The official program agenda concluded with a group discussion. Participants contributed thoughts and feedback on the program of the US Module and the status of the US-Black Sea Nonproliferation Professionals Exchange program in general. Several action items for the group’s next steps were identified, including publishing collective research projects, creating a database of regional experts, formalizing the exchange program, and turning it into a community of experts recognized both regionally and internationally.

The US Module ended with a tour of the US Capitol and observation of a US Senate hearing.

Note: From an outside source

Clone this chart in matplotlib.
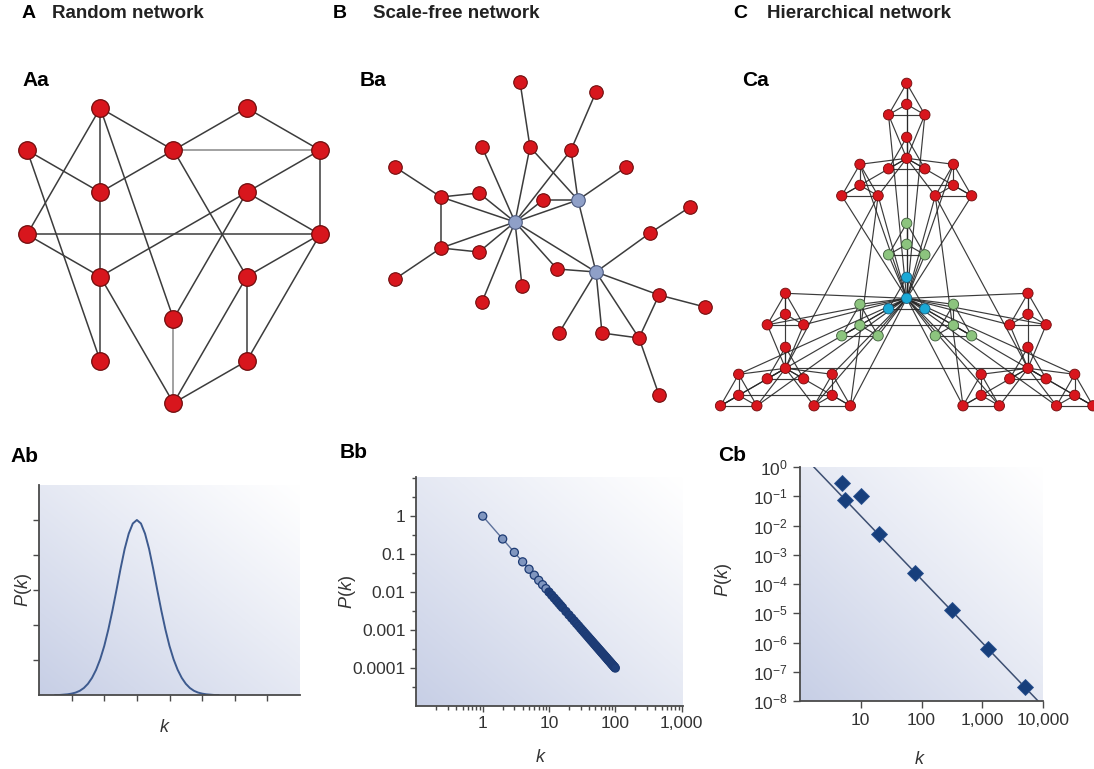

Participants at the US Capitol

The US-Black Sea Nonproliferation Professionals Exchange Program has been recognized by US counterparts as an exceptional initiative geared towards mid-level experts that can serve as a model for organizing similar nonproliferation professional exchanges for experts in regions all around the world. This program became possible due to financial support provided by the Department of State’s Bureau of International Security and Nonproliferation. The program’s successful implementation would not be possible without support from ISN, and in particular, the strong commitment by Jennie Gromoll, Senior Advisor for Europe and Eurasia, ISN Bureau, US Department of State.

The US-Black Sea Nonproliferation Professionals Exchange will continue to foster ties between US and Black Sea technical and policy communities and provide future opportunities for networking and professional growth.